Editor's Note: Please see a sidebar accompanying this story, which appeared on page 2 of The Messenger.
While lacking the headline grabbing stories of past years, 2005 will be remembered as an important year in the term insurance business. Retail premium rates for market leaders were relatively stable, and industry sales showed no big moves up or down.
Behind the scenes, however, there was a substantial amount of activity. Increased reinsurance rates put pressure on a number of companies already struggling with the profitability and competitiveness of their term portfolio. In general, companies responded in one of three ways:
- A few decided to exit term business.
- Some passed new reinsurance costs on in the form of premium increases.
- A number have absorbed additional costs, leaving retail rates untouched while pondering their next move.
Given these conditions, many companies are discussing the strategic value of their term insurance business and asking important questions:
- What are we trying to accomplish with our term product?
- How does term life fit our distribution strategy?
- At what retail price does offering term cease to help our marketing plan?
- How much money do we make on term today?
- Are we truly allocating the appropriate expenses to this product line?
A more fundamental question remains: Can 100+ manufacturers own all aspects of designing, creating and servicing a low cost, low margin, commodity product?
In an ideal world, most life insurance managers would prefer to completely control the term product available for their producers. But in today’s environment, decision-makers should consider all product options, including private label solutions that offer the advantages of a company-branded product while minimizing costs.

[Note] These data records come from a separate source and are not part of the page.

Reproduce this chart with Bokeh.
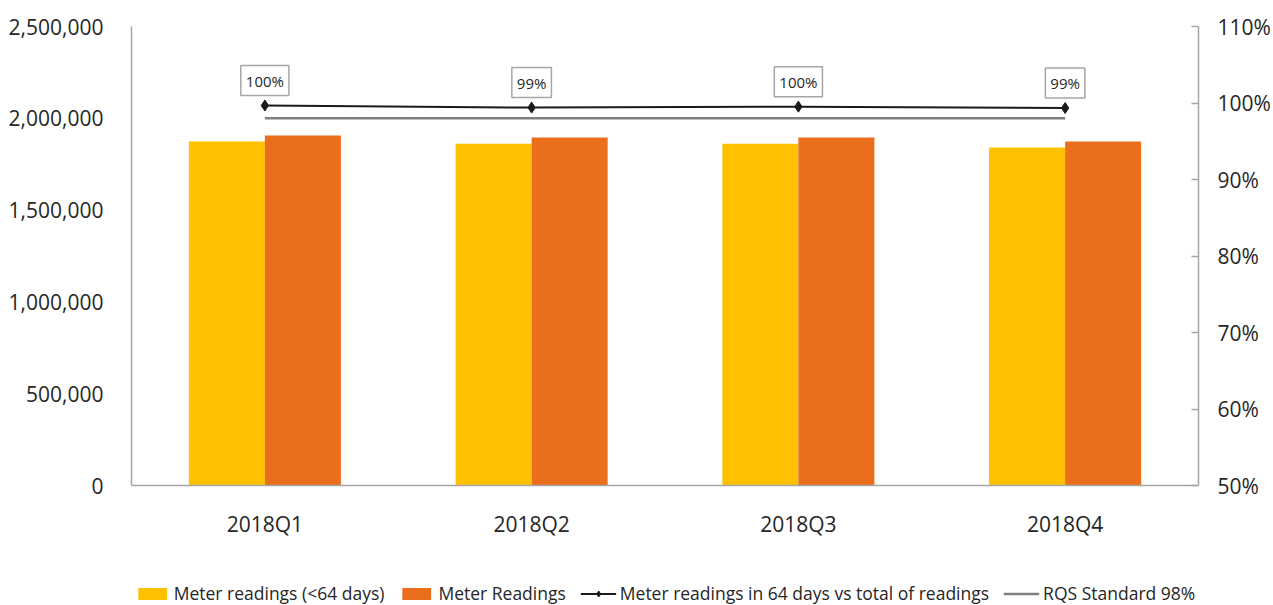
from bokeh.plotting import figure
from bokeh.layouts import column
from bokeh.models import (ColumnDataSource, FactorRange, Range1d, LinearAxis, NumeralTickFormatter,
                          FixedTicker, Legend, LegendItem)
from bokeh.core.properties import value
from bokeh.transform import dodge
from bokeh.embed import file_html
from bokeh.resources import INLINE

quarters = ["2018Q1", "2018Q2", "2018Q3", "2018Q4"]
readings_lt64 = [1873000, 1862000, 1862000, 1841000]
readings_total = [1906000, 1895000, 1895000, 1873000]
pct_in_64 = [0.9967, 0.9940, 0.9952, 0.9935]
pct_labels = ["100%", "99%", "100%", "99%"]
rqs_standard = [0.98, 0.98, 0.98, 0.98]
series_names = ["Meter readings (<64 days)", "Meter Readings",
                "Meter readings in 64 days vs total of readings", "RQS Standard 98%"]

src = ColumnDataSource(dict(q=quarters, a=readings_lt64, b=readings_total,
                            pct=pct_in_64, lab=pct_labels, rqs=rqs_standard))

FONT = "Open Sans"
TXT = "#262626"
AX = "#a6a6a6"
YEL = "#FFC000"
ORA = "#EA6E1B"
BLK = "#1a1a1a"
GRY = "#7f7f7f"

p = figure(x_range=FactorRange(*quarters), y_range=Range1d(0, 2500000),
           width=1273, height=555, output_backend="svg", toolbar_location=None,
           min_border_left=131, min_border_top=26, min_border_bottom=70, min_border_right=75)
p.extra_y_ranges = {"pct": Range1d(0.5, 1.1)}
p.outline_line_color = None
p.xgrid.grid_line_color = None
p.ygrid.grid_line_color = None

p.vbar(x=dodge("q", -0.1425, range=p.x_range), top="a", width=0.285, source=src,
       color=YEL, line_color=None)
p.vbar(x=dodge("q", 0.1425, range=p.x_range), top="b", width=0.285, source=src,
       color=ORA, line_color=None)
p.line(x="q", y="rqs", source=src, y_range_name="pct", line_color=GRY, line_width=2.5)
p.line(x="q", y="pct", source=src, y_range_name="pct", line_color=BLK, line_width=2)
p.scatter(x="q", y="pct", source=src, y_range_name="pct", marker="diamond", size=11, color=BLK)

p.text(x="q", y="pct", text="lab", source=src, y_range_name="pct", y_offset=-10,
       text_align="center", text_baseline="bottom", text_font=value(FONT), text_font_size="15px",
       text_color=TXT, border_line_color="#a6a6a6", border_line_width=1.5,
       background_fill_color="white", padding=5)

# axes
p.yaxis.ticker = FixedTicker(ticks=[0, 500000, 1000000, 1500000, 2000000, 2500000])
p.yaxis.formatter = NumeralTickFormatter(format="0,0")
for ax in [p.yaxis[0], p.xaxis[0]]:
    ax.axis_line_color = AX
    ax.axis_line_width = 1.5
    ax.major_tick_line_color = None
    ax.minor_tick_line_color = None
    ax.major_label_text_font = FONT
    ax.major_label_text_font_size = "21px"
    ax.major_label_text_color = TXT
p.yaxis.major_label_standoff = 22
p.xaxis.major_label_standoff = 18

ra = LinearAxis(y_range_name="pct", ticker=FixedTicker(ticks=[0.5, 0.6, 0.7, 0.8, 0.9, 1.0, 1.1]),
                formatter=NumeralTickFormatter(format="0%"))
ra.axis_line_color = AX
ra.axis_line_width = 1.5
ra.major_tick_line_color = AX
ra.major_tick_line_width = 1.5
ra.major_tick_in = 7
ra.major_tick_out = 0
ra.minor_tick_line_color = None
ra.major_label_text_font = FONT
ra.major_label_text_font_size = "21px"
ra.major_label_text_color = TXT
ra.major_label_standoff = 19
p.add_layout(ra, "right")

# legend strip below the chart (series drawn out of view, only their legend entries show)
lg = figure(width=1273, height=50, output_backend="svg", toolbar_location=None,
            x_range=FactorRange(*quarters), y_range=Range1d(5e6, 6e6),
            min_border_left=131, min_border_right=75, min_border_top=0, min_border_bottom=0)
lg.axis.visible = False
lg.grid.visible = False
lg.outline_line_color = None
l1 = lg.vbar(x="q", top="a", width=0.285, source=src, color=YEL, line_color=None)
l2 = lg.vbar(x="q", top="b", width=0.285, source=src, color=ORA, line_color=None)
l3 = lg.line(x="q", y="pct", source=src, line_color=BLK, line_width=2)
l3m = lg.scatter(x="q", y="pct", source=src, marker="diamond", size=11, color=BLK)
l4 = lg.line(x="q", y="rqs", source=src, line_color=GRY, line_width=2.5)
legend = Legend(items=[
    LegendItem(label=series_names[0], renderers=[l1]),
    LegendItem(label=series_names[1], renderers=[l2]),
    LegendItem(label=series_names[2], renderers=[l3, l3m]),
    LegendItem(label=series_names[3], renderers=[l4]),
], orientation="horizontal", location="bottom_center", background_fill_alpha=0, margin=0,
    border_line_color=None, label_text_font=FONT, label_text_font_size="17.5px",
    label_text_color=TXT, glyph_width=36, glyph_height=15, spacing=14, padding=0, label_standoff=4)
lg.add_layout(legend, "center")

open("out.html", "w").write(file_html(column(p, lg, spacing=0), INLINE))
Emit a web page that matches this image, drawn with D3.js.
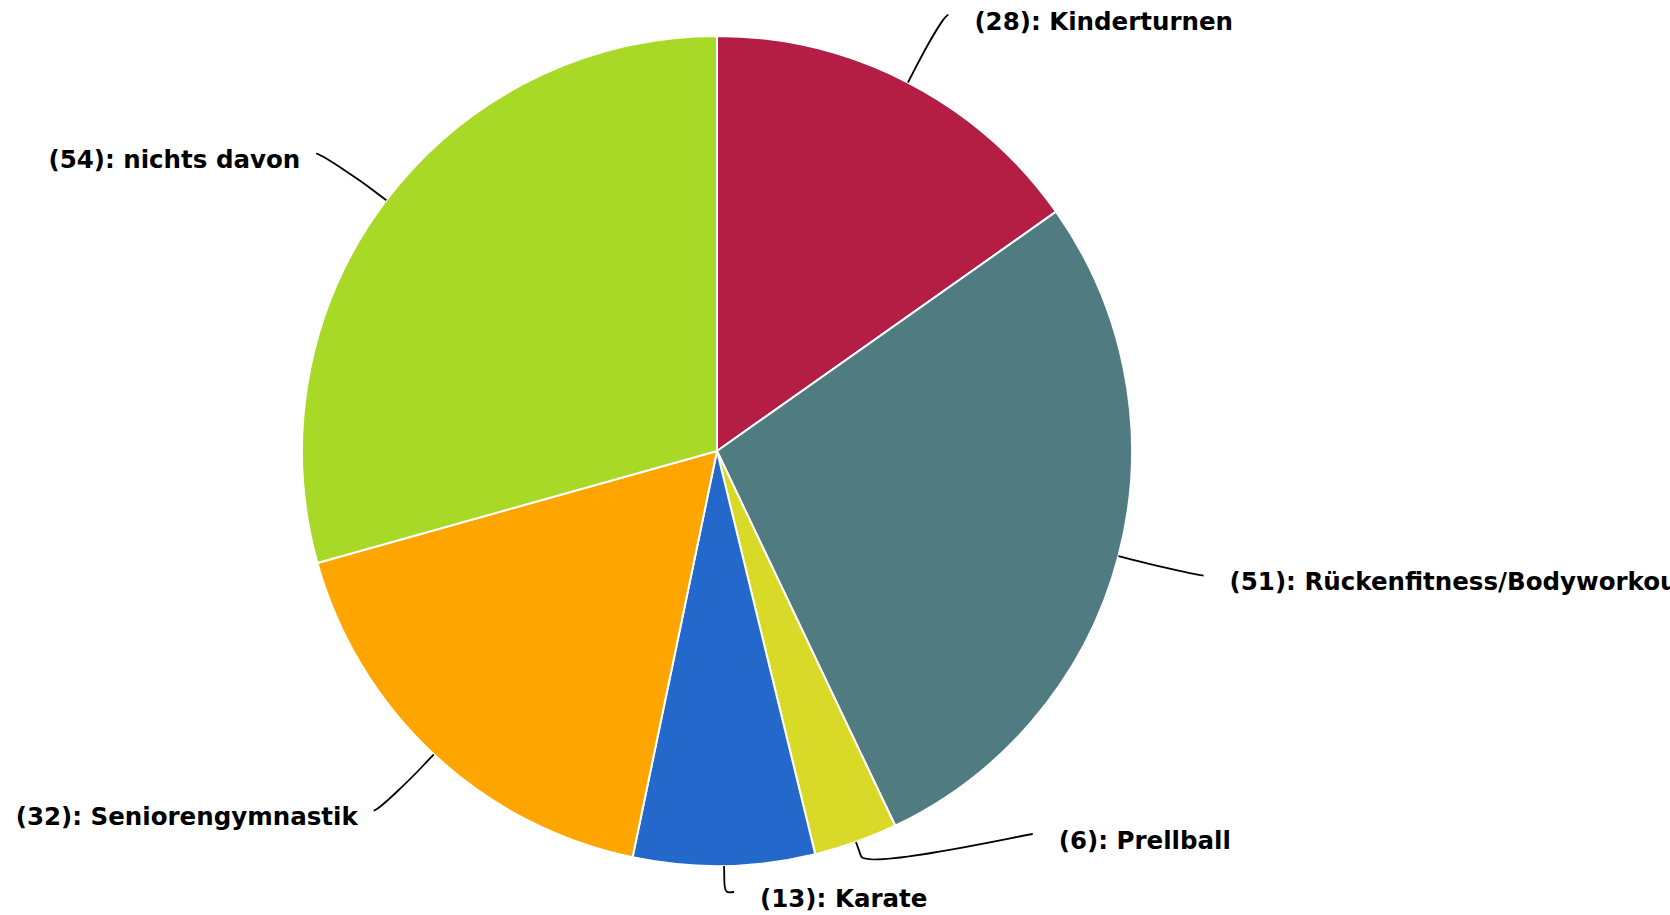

Transamerica Reinsurance private label solutions presents opportunities for companies to strategically partner with us and our select group of service providers to develop a customized term product and servicing solution that meets their needs.
We have been offering private label solutions for more than 10 years, but recent technology advances have revolutionized the flexibility available in these plans. An internet based service infrastructure lets our clients outsource components of their term program while retaining pieces that are their core strengths.
As each phase of a new term program is developed, we determine who can most effectively handle the function – the client, Transamerica Reinsurance or one of our business processing partners. This flexibility allows companies to outsource major functions while retaining producer and client facing functions like underwriting and policy administration. Their term life product has the “look and feel” of their existing portfolio.
As a leading life reinsurer, Transamerica Reinsurance offers valuable mortality expertise plus the ability to finance redundant Triple X reserves. In addition, our uniquely flexible private label capabilities allow clients to take advantage of our strengths in developing programs and managing workflows and integration requirements that are necessary for success in a competitive term life market.